In his study, Aspects of the Novel, E. M. Forster declared that the only method he understood in the creation of fiction was ‘the power of the writer to bounce the reader into accepting what he says’. As bouncers go, Jim Crace is pretty formidable. His books demonstrate a rigorously scientific attention to detail. Insects, fauna, birds and landscape are minutely observed. And practically all of them are pure invention. Budding entomologists will spend many fruitless hours if they seek to track down the natural history of the ‘marine cricket’, an insect that plays a crucial role in the novel, Being Dead (1999). Literal-minded readers who seek to find the real desert, so vividly described in Quarantine (1997) will tramp in vain throughout Judaea. And clever critics make fools of themselves by solemnly recognising the provenance of the wittily fabricated epigraphs attached to each novel. For Jim Crace’s realism is rooted in the imagination. Fantasy and humour enable him to create adventurous narrative structures through which he can pursue human idiosyncrasies into dark corners very few would normally go. These journeys along strange frontiers that separate belonging and dislocation, the desire to leave and the need to return, are conveyed with an extraordinary linguistic power. In his recent novel Being Dead, for example, a tragic love story, brutally truncated, is marked by distinctive cadences that reveal the basic genius of English: its natural tug towards blank verse. Here language achieves a poetic potency that raises the meaninglessness of random lives to the stature of memorable individuality.
Jim Crace studied at the Birmingham College of Commerce, where he read English as an external student of London University. From 1968-69 he was in the Sudan as a television assistant for Voluntary Service Overseas. On his return to the UK he wrote educational programmes for the BBC. For eleven years, he worked as a freelance journalist, principally for the Sunday Telegraph and the Sunday Times, a useful apprenticeship in an environment where words cost money and where precision was consequently prized. In 1986 he published his first major work, a collection of thematically linked stories, Continent. The book won a number of prestigious prizes, including the Whitbread First Novel of the Year Award. More importantly, its enormous financial success in the United States enabled Jim Crace to leave journalism and concentrate on writing fiction. Subsequent novels, The Gift of Stones (1988), Signals of Distress (1994), Being Dead (1996), Quarantine (1997) and most recently, The Devil’s Larder (2000) have attracted many national and international awards, including shortlistings for the Booker Prize. Two years ago Jim Crace was awarded an honorary degree by the University of Central England for ‘Distinguished Literary Achievements’, and most recently an honorary doctorate from Brown University in the States.
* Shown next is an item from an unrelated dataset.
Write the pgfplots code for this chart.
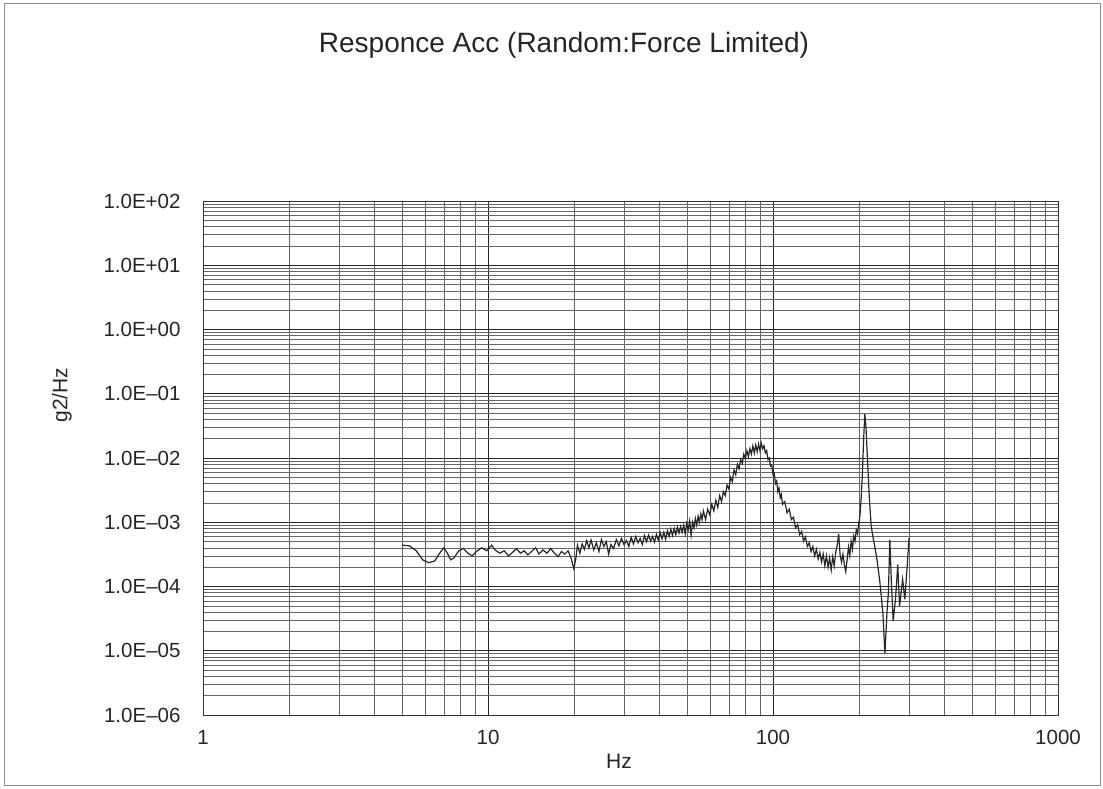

Jim Crace was born in London, but some twenty-five years’ residence in Birmingham has transformed him into a fiercely committed Brummie. He has been a staunch supporter of the Birmingham Writers’ Festival and was instrumental in bringing to the City the National Academy of Writing which is now securely based in the University of Central England. Backed by many of the country’s leading writers and journalists, the Academy aims to nurture creative talent wherever it can be found and to give individuals the opportunity to learn skills and perfect their craft. In other words, to convert promise into achievement.
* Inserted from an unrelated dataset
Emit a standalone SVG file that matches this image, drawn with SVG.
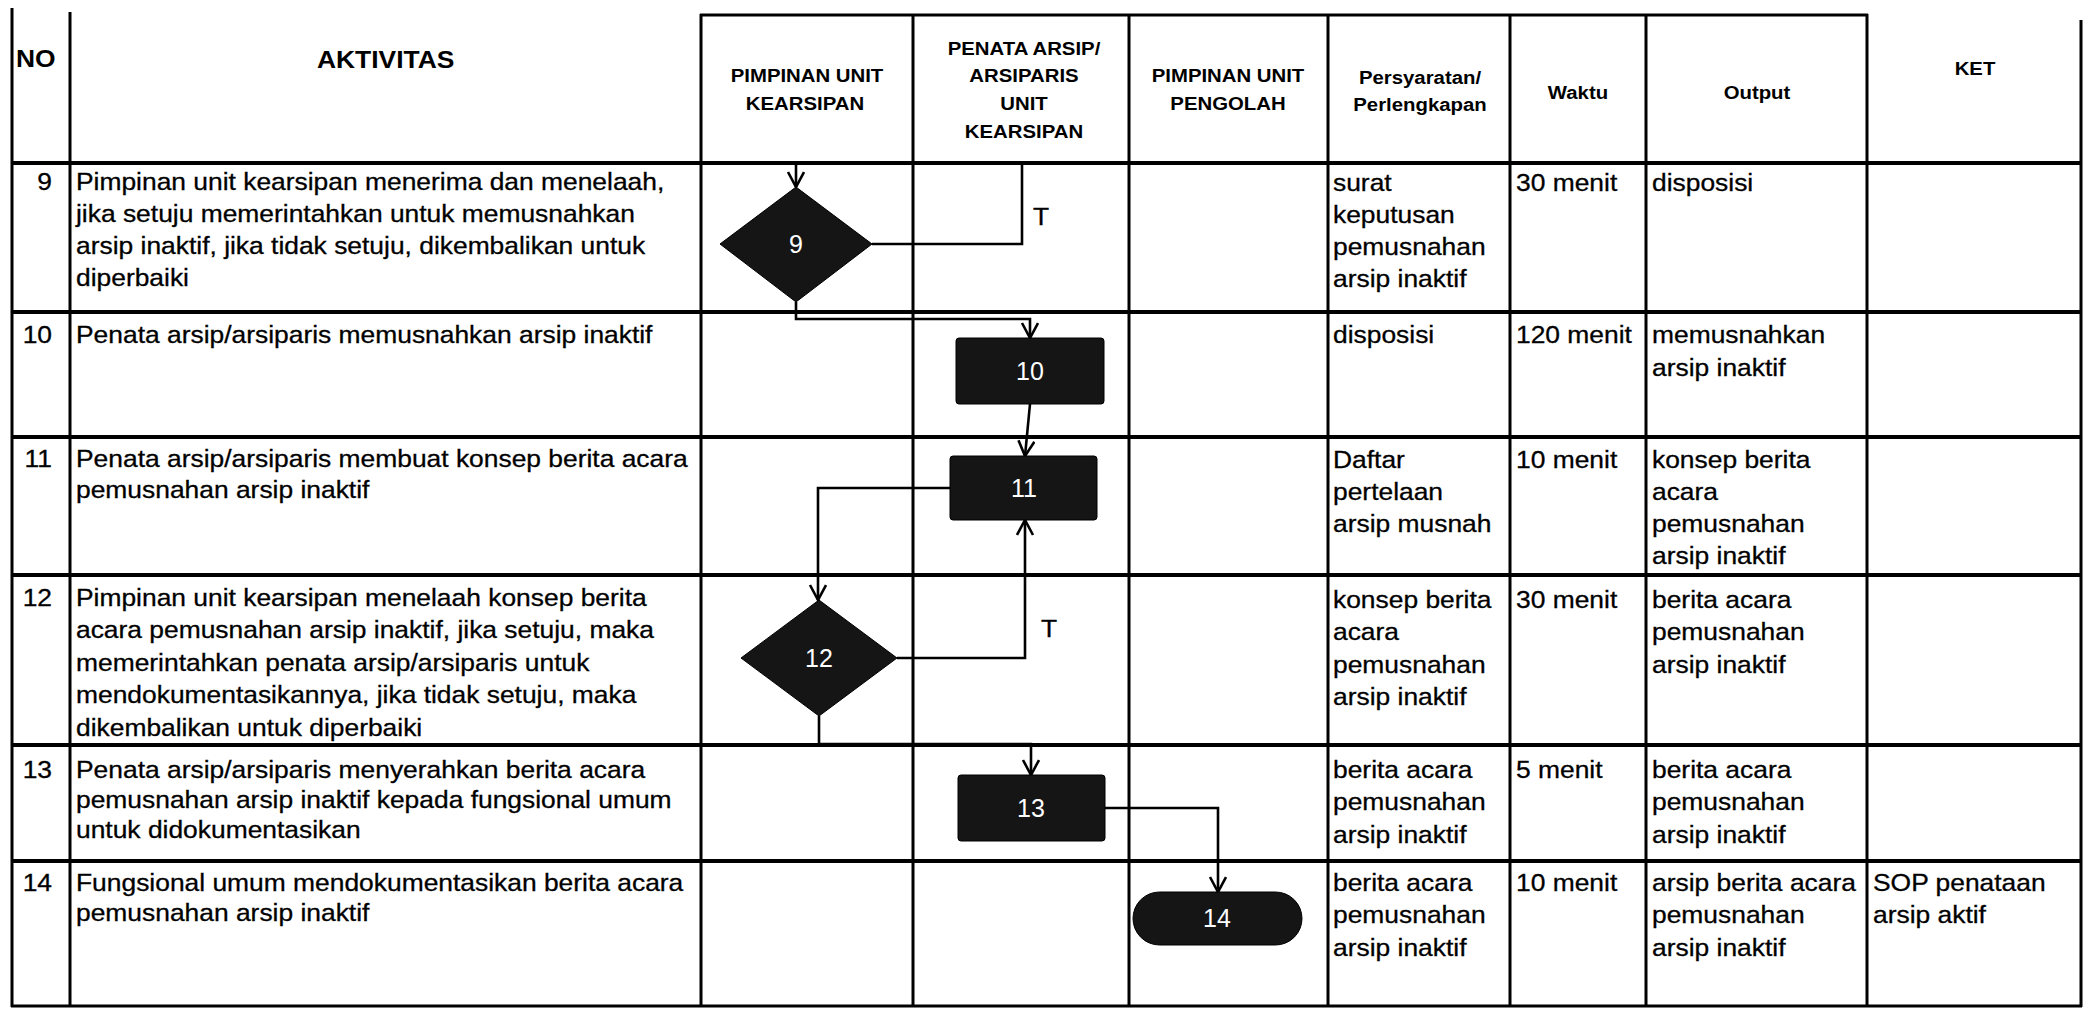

It is entirely typical of Jim Crace to throw his energies into such an enterprise. The practical, unsentimental socialism he learnt principally from his father has always meant involvement in society and its problems. From his father too he learnt to detest injustice and prejudice wherever they are to be found. It is this proud inheritance that enables him to keep his writing in perspective. When he was once asked how important writing was to him, he cheerfully placed it in sixth place, some way after his family, the centre of his life, and his love of walking in the countryside. Something of the man’s temperament can be gauged from his answers to the daft questions frequently put to writers around this time of year. His two best buys? A Dawes Super Galaxy – not, as the uninitiated might think, a Harry Potter Quidditch broom, but a bicycle that cost a small fortune, and Shandy who was a snip at £8 from the local dog’s home. His favourite building? ‘Spaghetti Junction when the lupins are in flower.’ His greatest extravagance? ‘Take-away baltis.’ His greatest ambition? ‘To win a mountain stage of the Tour de France.’ (For which, it must be said, Moseley High Street is perhaps not the best preparation, even with Shandy snapping at his pedals.) His most powerful dream is one that even Billy Butlin never experienced: a vision of Birmingham-by-the Sea. In the face of dire warnings of global warming, Jim Crace for once sees the bright side: the Rotunda on a cliff-top overlooking Digbeth Beach.
In a post-modern world where many appear to have lost their moorings in a rip-tide of moral relativism, Jim Crace represents a refreshing return to the central concerns of literature. He is a teller of stories, the creator of moral fables set in a fictional world that is totally personal and original, but a world that sharply illuminates the social reality in which we all have to construct our lives. He recognises that literature cannot directly change that inadequate reality, but, as his work brilliantly demonstrates, literature can and does alter irrevocably our perception of it.
Chancellor! To you and to the University I present JIM CRACE, deemed worthy of the degree of DOCTOR OF LETTERS, honoris causa.